**EXERCISE INSTRUCTIONS**
Repeat the listing word for word. No pictures belong in the copy.

**PROVIDED MATERIAL**
......
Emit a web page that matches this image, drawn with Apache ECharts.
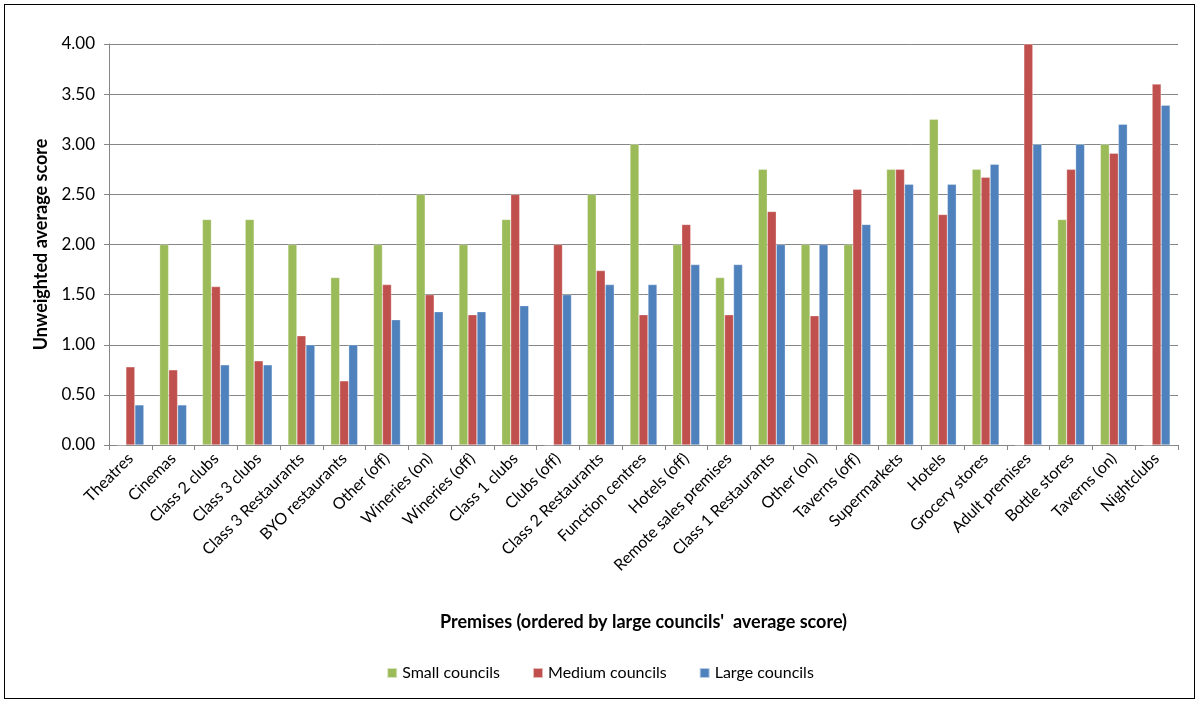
<!DOCTYPE html>
<html>
<head>
<meta charset="utf-8">
<script src="https://cdn.jsdelivr.net/npm/echarts@6/dist/echarts.min.js"></script>
<style>
  html, body { margin: 0; padding: 0; background: #fff; }
  #frame { position: absolute; left: 4px; top: 4px; width: 1191px; height: 695px; border: 1px solid #000; box-sizing: border-box; }
  #chart { width: 1200px; height: 704px; }
</style>
</head>
<body>
<div id="frame"></div>
<div id="chart"></div>
<script>
// Premise types, ordered by the large councils' average score
const categories = [
  'Theatres', 'Cinemas', 'Class 2 clubs', 'Class 3 clubs', 'Class 3 Restaurants',
  'BYO restaurants', 'Other (off)', 'Wineries (on)', 'Wineries (off)', 'Class 1 clubs',
  'Clubs (off)', 'Class 2 Restaurants', 'Function centres', 'Hotels (off)', 'Remote sales premises',
  'Class 1 Restaurants', 'Other (on)', 'Taverns (off)', 'Supermarkets', 'Hotels',
  'Grocery stores', 'Adult premises', 'Bottle stores', 'Taverns (on)', 'Nightclubs'
];

const smallCouncils = [
  0, 2.00, 2.25, 2.25, 2.00,
  1.67, 2.00, 2.50, 2.00, 2.25,
  0, 2.50, 3.00, 2.00, 1.67,
  2.75, 2.00, 2.00, 2.75, 3.25,
  2.75, 0, 2.25, 3.00, 0
];

const mediumCouncils = [
  0.78, 0.75, 1.58, 0.84, 1.09,
  0.64, 1.60, 1.50, 1.30, 2.50,
  2.00, 1.74, 1.30, 2.20, 1.30,
  2.33, 1.29, 2.55, 2.75, 2.30,
  2.67, 4.00, 2.75, 2.91, 3.60
];

const largeCouncils = [
  0.40, 0.40, 0.80, 0.80, 1.00,
  1.00, 1.25, 1.33, 1.33, 1.39,
  1.50, 1.60, 1.60, 1.80, 1.80,
  2.00, 2.00, 2.20, 2.60, 2.60,
  2.80, 3.00, 3.00, 3.20, 3.39
];

const seriesNames = ['Small councils', 'Medium councils', 'Large councils'];
const seriesColors = ['#9BBB59', '#C0504D', '#4F81BD'];

const FONT = 'Lato, "Open Sans", sans-serif';
const AXIS_GREY = '#868686';

const chart = echarts.init(document.getElementById('chart'), null, { renderer: 'canvas' });

const makeBar = (name, data, color) => ({
  name,
  type: 'bar',
  data,
  barWidth: 9,
  barGap: '0%',
  itemStyle: { color, borderColor: 'rgba(255,255,255,0.6)', borderWidth: 0.5 },
  emphasis: { disabled: true }
});

chart.setOption({
  animation: false,
  textStyle: { fontFamily: FONT },
  grid: { left: 109, right: 22, top: 44, bottom: 259, containLabel: false },
  legend: {
    bottom: 18,
    left: 'center',
    itemWidth: 10,
    itemHeight: 10,
    itemGap: 32,
    icon: 'rect',
    textStyle: { fontFamily: FONT, fontSize: 16, color: '#000' },
    data: seriesNames
  },
  xAxis: {
    type: 'category',
    data: categories,
    name: "Premises (ordered by large councils'  average score)",
    nameLocation: 'middle',
    nameGap: 168,
    nameTextStyle: { fontFamily: FONT, fontSize: 18, fontWeight: 'bold', color: '#000' },
    axisLine: { lineStyle: { color: AXIS_GREY, width: 1 } },
    axisTick: { show: true, alignWithLabel: false, length: 5, lineStyle: { color: AXIS_GREY } },
    axisLabel: {
      rotate: 45,
      interval: 0,
      margin: 11,
      fontFamily: FONT,
      fontSize: 16,
      color: '#000'
    }
  },
  yAxis: {
    type: 'value',
    min: 0,
    max: 4,
    interval: 0.5,
    name: 'Unweighted average score',
    nameLocation: 'middle',
    nameGap: 56,
    nameTextStyle: { fontFamily: FONT, fontSize: 18, fontWeight: 'bold', color: '#000' },
    axisLine: { show: true, lineStyle: { color: AXIS_GREY, width: 1 } },
    axisTick: { show: true, length: 5, lineStyle: { color: AXIS_GREY } },
    axisLabel: {
      margin: 14,
      fontFamily: FONT,
      fontSize: 17,
      color: '#000',
      formatter: v => v.toFixed(2)
    },
    splitLine: { show: true, lineStyle: { color: AXIS_GREY, width: 1 } }
  },
  series: [
    makeBar(seriesNames[0], smallCouncils, seriesColors[0]),
    makeBar(seriesNames[1], mediumCouncils, seriesColors[1]),
    makeBar(seriesNames[2], largeCouncils, seriesColors[2])
  ]
});
</script>
</body>
</html>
......
**THE COMPLETED TASK**
Emit a web page that matches this image, drawn with Apache ECharts.
<!DOCTYPE html>
<html>
<head>
<meta charset="utf-8">
<script src="https://cdn.jsdelivr.net/npm/echarts@6/dist/echarts.min.js"></script>
<style>
  html, body { margin: 0; padding: 0; background: #fff; }
  #frame { position: absolute; left: 4px; top: 4px; width: 1191px; height: 695px; border: 1px solid #000; box-sizing: border-box; }
  #chart { width: 1200px; height: 704px; }
</style>
</head>
<body>
<div id="frame"></div>
<div id="chart"></div>
<script>
// Premise types, ordered by the large councils' average score
const categories = [
  'Theatres', 'Cinemas', 'Class 2 clubs', 'Class 3 clubs', 'Class 3 Restaurants',
  'BYO restaurants', 'Other (off)', 'Wineries (on)', 'Wineries (off)', 'Class 1 clubs',
  'Clubs (off)', 'Class 2 Restaurants', 'Function centres', 'Hotels (off)', 'Remote sales premises',
  'Class 1 Restaurants', 'Other (on)', 'Taverns (off)', 'Supermarkets', 'Hotels',
  'Grocery stores', 'Adult premises', 'Bottle stores', 'Taverns (on)', 'Nightclubs'
];

const smallCouncils = [
  0, 2.00, 2.25, 2.25, 2.00,
  1.67, 2.00, 2.50, 2.00, 2.25,
  0, 2.50, 3.00, 2.00, 1.67,
  2.75, 2.00, 2.00, 2.75, 3.25,
  2.75, 0, 2.25, 3.00, 0
];

const mediumCouncils = [
  0.78, 0.75, 1.58, 0.84, 1.09,
  0.64, 1.60, 1.50, 1.30, 2.50,
  2.00, 1.74, 1.30, 2.20, 1.30,
  2.33, 1.29, 2.55, 2.75, 2.30,
  2.67, 4.00, 2.75, 2.91, 3.60
];

const largeCouncils = [
  0.40, 0.40, 0.80, 0.80, 1.00,
  1.00, 1.25, 1.33, 1.33, 1.39,
  1.50, 1.60, 1.60, 1.80, 1.80,
  2.00, 2.00, 2.20, 2.60, 2.60,
  2.80, 3.00, 3.00, 3.20, 3.39
];

const seriesNames = ['Small councils', 'Medium councils', 'Large councils'];
const seriesColors = ['#9BBB59', '#C0504D', '#4F81BD'];

const FONT = 'Lato, "Open Sans", sans-serif';
const AXIS_GREY = '#868686';

const chart = echarts.init(document.getElementById('chart'), null, { renderer: 'canvas' });

const makeBar = (name, data, color) => ({
  name,
  type: 'bar',
  data,
  barWidth: 9,
  barGap: '0%',
  itemStyle: { color, borderColor: 'rgba(255,255,255,0.6)', borderWidth: 0.5 },
  emphasis: { disabled: true }
});

chart.setOption({
  animation: false,
  textStyle: { fontFamily: FONT },
  grid: { left: 109, right: 22, top: 44, bottom: 259, containLabel: false },
  legend: {
    bottom: 18,
    left: 'center',
    itemWidth: 10,
    itemHeight: 10,
    itemGap: 32,
    icon: 'rect',
    textStyle: { fontFamily: FONT, fontSize: 16, color: '#000' },
    data: seriesNames
  },
  xAxis: {
    type: 'category',
    data: categories,
    name: "Premises (ordered by large councils'  average score)",
    nameLocation: 'middle',
    nameGap: 168,
    nameTextStyle: { fontFamily: FONT, fontSize: 18, fontWeight: 'bold', color: '#000' },
    axisLine: { lineStyle: { color: AXIS_GREY, width: 1 } },
    axisTick: { show: true, alignWithLabel: false, length: 5, lineStyle: { color: AXIS_GREY } },
    axisLabel: {
      rotate: 45,
      interval: 0,
      margin: 11,
      fontFamily: FONT,
      fontSize: 16,
      color: '#000'
    }
  },
  yAxis: {
    type: 'value',
    min: 0,
    max: 4,
    interval: 0.5,
    name: 'Unweighted average score',
    nameLocation: 'middle',
    nameGap: 56,
    nameTextStyle: { fontFamily: FONT, fontSize: 18, fontWeight: 'bold', color: '#000' },
    axisLine: { show: true, lineStyle: { color: AXIS_GREY, width: 1 } },
    axisTick: { show: true, length: 5, lineStyle: { color: AXIS_GREY } },
    axisLabel: {
      margin: 14,
      fontFamily: FONT,
      fontSize: 17,
      color: '#000',
      formatter: v => v.toFixed(2)
    },
    splitLine: { show: true, lineStyle: { color: AXIS_GREY, width: 1 } }
  },
  series: [
    makeBar(seriesNames[0], smallCouncils, seriesColors[0]),
    makeBar(seriesNames[1], mediumCouncils, seriesColors[1]),
    makeBar(seriesNames[2], largeCouncils, seriesColors[2])
  ]
});
</script>
</body>
</html>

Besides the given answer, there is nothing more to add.